**Directions for this task**
Retype all material exactly. Pictures stay out of the copy.

**Source records**
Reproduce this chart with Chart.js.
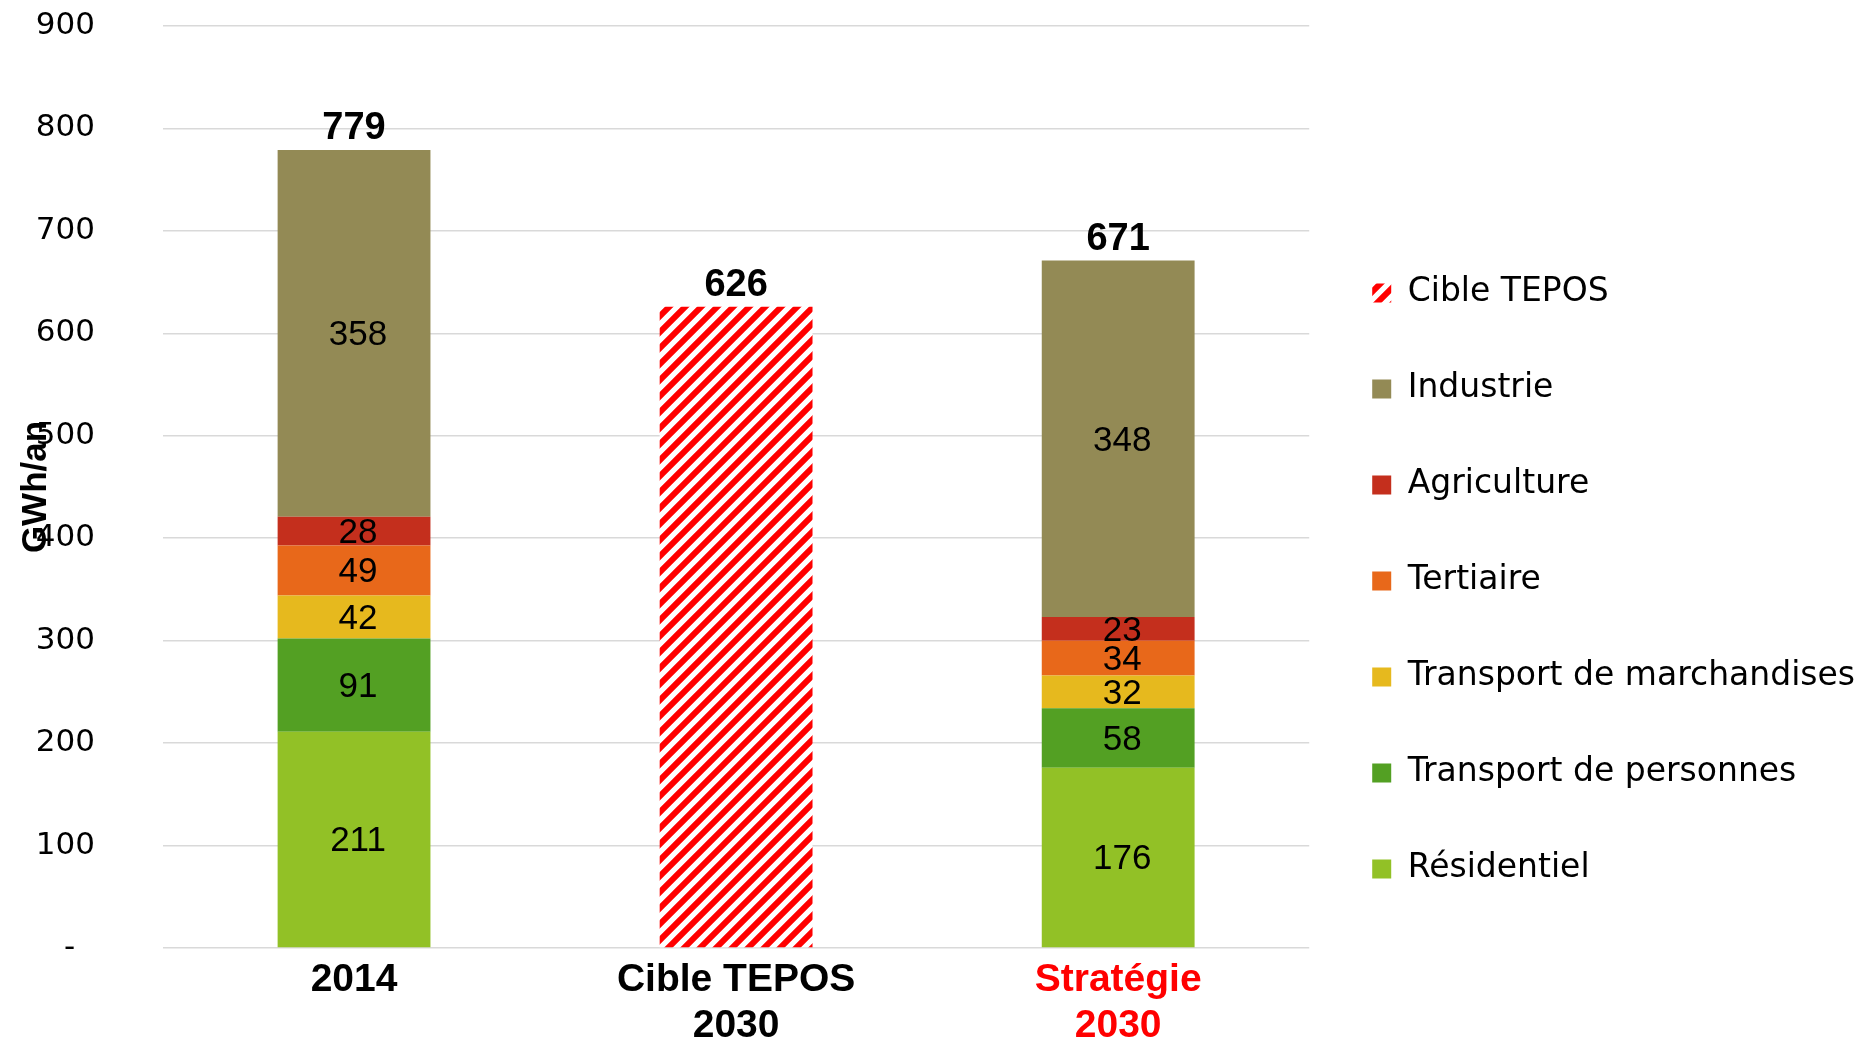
<!DOCTYPE html>
<html>
<head>
<meta charset="utf-8">
<script src="https://cdn.jsdelivr.net/npm/chart.js@4.4.1/dist/chart.umd.min.js"></script>
<style>
    html, body { margin: 0; padding: 0; background: #fff; }
    #wrap { width: 1865px; height: 1046px; position: relative; }
</style>
</head>
<body>
<div id="wrap"><canvas id="consoChart"></canvas></div>
<script>
// données (GWh/an)
const categories = [['2014'], ['Cible TEPOS', '2030'], ['Stratégie', '2030']];
const residentiel = [211, null, 176];
const transportPersonnes = [91, null, 58];
const transportMarchandises = [42, null, 32];
const tertiaire = [49, null, 34];
const agriculture = [28, null, 23];
const industrie = [358, null, 348];
const cibleTepos = [null, 626, null];
const yTickLabels = ['-', '100', '200', '300', '400', '500', '600', '700', '800', '900'];

const canvas = document.getElementById('consoChart');
const ctx = canvas.getContext('2d');

function hachures() {
    const c = document.createElement('canvas');
    c.width = 16;
    c.height = 16;
    const g = c.getContext('2d');
    g.fillStyle = '#ffffff';
    g.fillRect(0, 0, 16, 16);
    g.strokeStyle = '#ff0000';
    g.lineWidth = 6;
    g.beginPath();
    g.moveTo(-8, 8); g.lineTo(8, -8);
    g.moveTo(0, 16); g.lineTo(16, 0);
    g.moveTo(8, 24); g.lineTo(24, 8);
    g.stroke();
    return ctx.createPattern(c, 'repeat');
}

// valeurs dans les segments + totaux au-dessus des barres
const etiquettes = {
    id: 'etiquettes',
    afterDatasetsDraw(chart) {
        const c = chart.ctx;
        c.save();
        c.textAlign = 'center';
        c.textBaseline = 'middle';
        c.fillStyle = '#000';
        c.font = '35px "Liberation Sans", Arial, sans-serif';
        chart.data.datasets.forEach((ds, i) => {
            if (ds.label === 'Cible TEPOS') return;
            chart.getDatasetMeta(i).data.forEach((bar, j) => {
                const v = ds.data[j];
                if (v == null) return;
                c.fillText(v, bar.x + 4, (bar.y + bar.base) / 2 + 2);
            });
        });
        c.font = 'bold 38px "Liberation Sans", Arial, sans-serif';
        categories.forEach((cat, j) => {
            let total = 0, haut = Infinity, x = 0;
            chart.data.datasets.forEach((ds, i) => {
                const v = ds.data[j];
                if (v == null) return;
                total += v;
                const bar = chart.getDatasetMeta(i).data[j];
                haut = Math.min(haut, bar.y);
                x = bar.x;
            });
            c.fillText(total, x, haut - 21);
        });
        c.restore();
    }
};

new Chart(ctx, {
    type: 'bar',
    data: {
        labels: categories,
        datasets: [
            { label: 'Résidentiel', data: residentiel, backgroundColor: '#92c126' },
            { label: 'Transport de personnes', data: transportPersonnes, backgroundColor: '#53a023' },
            { label: 'Transport de marchandises', data: transportMarchandises, backgroundColor: '#e6b91e' },
            { label: 'Tertiaire', data: tertiaire, backgroundColor: '#e8681a' },
            { label: 'Agriculture', data: agriculture, backgroundColor: '#c42f1d' },
            { label: 'Industrie', data: industrie, backgroundColor: '#938a55' },
            { label: 'Cible TEPOS', data: cibleTepos, backgroundColor: hachures() }
        ]
    },
    options: {
        responsive: true,
        maintainAspectRatio: false,
        animation: false,
        categoryPercentage: 1,
        barPercentage: 0.4,
        layout: { padding: 0 },
        plugins: {
            tooltip: { enabled: false },
            legend: {
                position: 'right',
                align: 'start',
                reverse: true,
                maxWidth: 600,
                title: { display: true, text: ' ', padding: { top: 199, bottom: 0 } },
                labels: {
                    boxWidth: 19,
                    boxHeight: 19,
                    padding: 63,
                    color: '#000',
                    font: { family: '"DejaVu Sans", sans-serif', size: 33 }
                }
            }
        },
        scales: {
            x: {
                stacked: true,
                grid: { display: false, drawTicks: false },
                border: { display: false },
                ticks: {
                    padding: 9,
                    color: c => c.index === 2 ? '#ff0000' : '#000',
                    font: { family: '"Liberation Sans", Arial, sans-serif', size: 39, weight: 'bold', lineHeight: 1.18 }
                },
                afterFit(scale) { scale.height = 98; }
            },
            y: {
                stacked: true,
                min: 0,
                max: 900,
                ticks: {
                    stepSize: 100,
                    padding: 68,
                    color: '#000',
                    font: { family: '"DejaVu Sans", sans-serif', size: 31 },
                    callback: (value, index) => yTickLabels[index] === '-' ? '-  ' : yTickLabels[index]
                },
                grid: { color: '#d9d9d9', lineWidth: 1.5, drawTicks: false },
                border: { display: false },
                title: {
                    display: true,
                    text: 'GWh/an',
                    color: '#000',
                    padding: { top: 15, bottom: 0 },
                    font: { family: '"Liberation Sans", Arial, sans-serif', size: 35, weight: 'bold' }
                },
                afterFit(scale) {
                    scale.width = 163;
                    scale.paddingTop = 26;
                    scale.paddingBottom = 20;
                }
            }
        }
    },
    plugins: [etiquettes]
});
</script>
</body>
</html>
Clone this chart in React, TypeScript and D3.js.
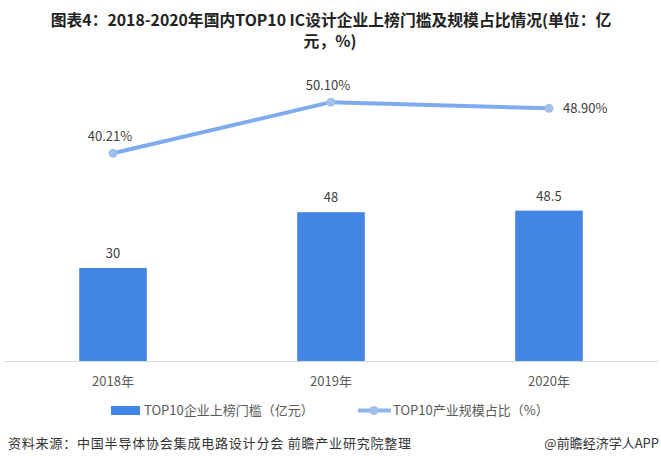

**Answer to the task**
Reproduce this chart with Chart.js.
<!DOCTYPE html>
<html>
<head>
<meta charset="utf-8">
<script src="https://cdn.jsdelivr.net/npm/chart.js@4.4.1/dist/chart.umd.min.js"></script>
<style>
    html, body { margin: 0; padding: 0; background: #fff; }
    #wrap { width: 1865px; height: 1046px; position: relative; }
</style>
</head>
<body>
<div id="wrap"><canvas id="consoChart"></canvas></div>
<script>
// données (GWh/an)
const categories = [['2014'], ['Cible TEPOS', '2030'], ['Stratégie', '2030']];
const residentiel = [211, null, 176];
const transportPersonnes = [91, null, 58];
const transportMarchandises = [42, null, 32];
const tertiaire = [49, null, 34];
const agriculture = [28, null, 23];
const industrie = [358, null, 348];
const cibleTepos = [null, 626, null];
const yTickLabels = ['-', '100', '200', '300', '400', '500', '600', '700', '800', '900'];

const canvas = document.getElementById('consoChart');
const ctx = canvas.getContext('2d');

function hachures() {
    const c = document.createElement('canvas');
    c.width = 16;
    c.height = 16;
    const g = c.getContext('2d');
    g.fillStyle = '#ffffff';
    g.fillRect(0, 0, 16, 16);
    g.strokeStyle = '#ff0000';
    g.lineWidth = 6;
    g.beginPath();
    g.moveTo(-8, 8); g.lineTo(8, -8);
    g.moveTo(0, 16); g.lineTo(16, 0);
    g.moveTo(8, 24); g.lineTo(24, 8);
    g.stroke();
    return ctx.createPattern(c, 'repeat');
}

// valeurs dans les segments + totaux au-dessus des barres
const etiquettes = {
    id: 'etiquettes',
    afterDatasetsDraw(chart) {
        const c = chart.ctx;
        c.save();
        c.textAlign = 'center';
        c.textBaseline = 'middle';
        c.fillStyle = '#000';
        c.font = '35px "Liberation Sans", Arial, sans-serif';
        chart.data.datasets.forEach((ds, i) => {
            if (ds.label === 'Cible TEPOS') return;
            chart.getDatasetMeta(i).data.forEach((bar, j) => {
                const v = ds.data[j];
                if (v == null) return;
                c.fillText(v, bar.x + 4, (bar.y + bar.base) / 2 + 2);
            });
        });
        c.font = 'bold 38px "Liberation Sans", Arial, sans-serif';
        categories.forEach((cat, j) => {
            let total = 0, haut = Infinity, x = 0;
            chart.data.datasets.forEach((ds, i) => {
                const v = ds.data[j];
                if (v == null) return;
                total += v;
                const bar = chart.getDatasetMeta(i).data[j];
                haut = Math.min(haut, bar.y);
                x = bar.x;
            });
            c.fillText(total, x, haut - 21);
        });
        c.restore();
    }
};

new Chart(ctx, {
    type: 'bar',
    data: {
        labels: categories,
        datasets: [
            { label: 'Résidentiel', data: residentiel, backgroundColor: '#92c126' },
            { label: 'Transport de personnes', data: transportPersonnes, backgroundColor: '#53a023' },
            { label: 'Transport de marchandises', data: transportMarchandises, backgroundColor: '#e6b91e' },
            { label: 'Tertiaire', data: tertiaire, backgroundColor: '#e8681a' },
            { label: 'Agriculture', data: agriculture, backgroundColor: '#c42f1d' },
            { label: 'Industrie', data: industrie, backgroundColor: '#938a55' },
            { label: 'Cible TEPOS', data: cibleTepos, backgroundColor: hachures() }
        ]
    },
    options: {
        responsive: true,
        maintainAspectRatio: false,
        animation: false,
        categoryPercentage: 1,
        barPercentage: 0.4,
        layout: { padding: 0 },
        plugins: {
            tooltip: { enabled: false },
            legend: {
                position: 'right',
                align: 'start',
                reverse: true,
                maxWidth: 600,
                title: { display: true, text: ' ', padding: { top: 199, bottom: 0 } },
                labels: {
                    boxWidth: 19,
                    boxHeight: 19,
                    padding: 63,
                    color: '#000',
                    font: { family: '"DejaVu Sans", sans-serif', size: 33 }
                }
            }
        },
        scales: {
            x: {
                stacked: true,
                grid: { display: false, drawTicks: false },
                border: { display: false },
                ticks: {
                    padding: 9,
                    color: c => c.index === 2 ? '#ff0000' : '#000',
                    font: { family: '"Liberation Sans", Arial, sans-serif', size: 39, weight: 'bold', lineHeight: 1.18 }
                },
                afterFit(scale) { scale.height = 98; }
            },
            y: {
                stacked: true,
                min: 0,
                max: 900,
                ticks: {
                    stepSize: 100,
                    padding: 68,
                    color: '#000',
                    font: { family: '"DejaVu Sans", sans-serif', size: 31 },
                    callback: (value, index) => yTickLabels[index] === '-' ? '-  ' : yTickLabels[index]
                },
                grid: { color: '#d9d9d9', lineWidth: 1.5, drawTicks: false },
                border: { display: false },
                title: {
                    display: true,
                    text: 'GWh/an',
                    color: '#000',
                    padding: { top: 15, bottom: 0 },
                    font: { family: '"Liberation Sans", Arial, sans-serif', size: 35, weight: 'bold' }
                },
                afterFit(scale) {
                    scale.width = 163;
                    scale.paddingTop = 26;
                    scale.paddingBottom = 20;
                }
            }
        }
    },
    plugins: [etiquettes]
});
</script>
</body>
</html>
Clone this chart in React, TypeScript and D3.js.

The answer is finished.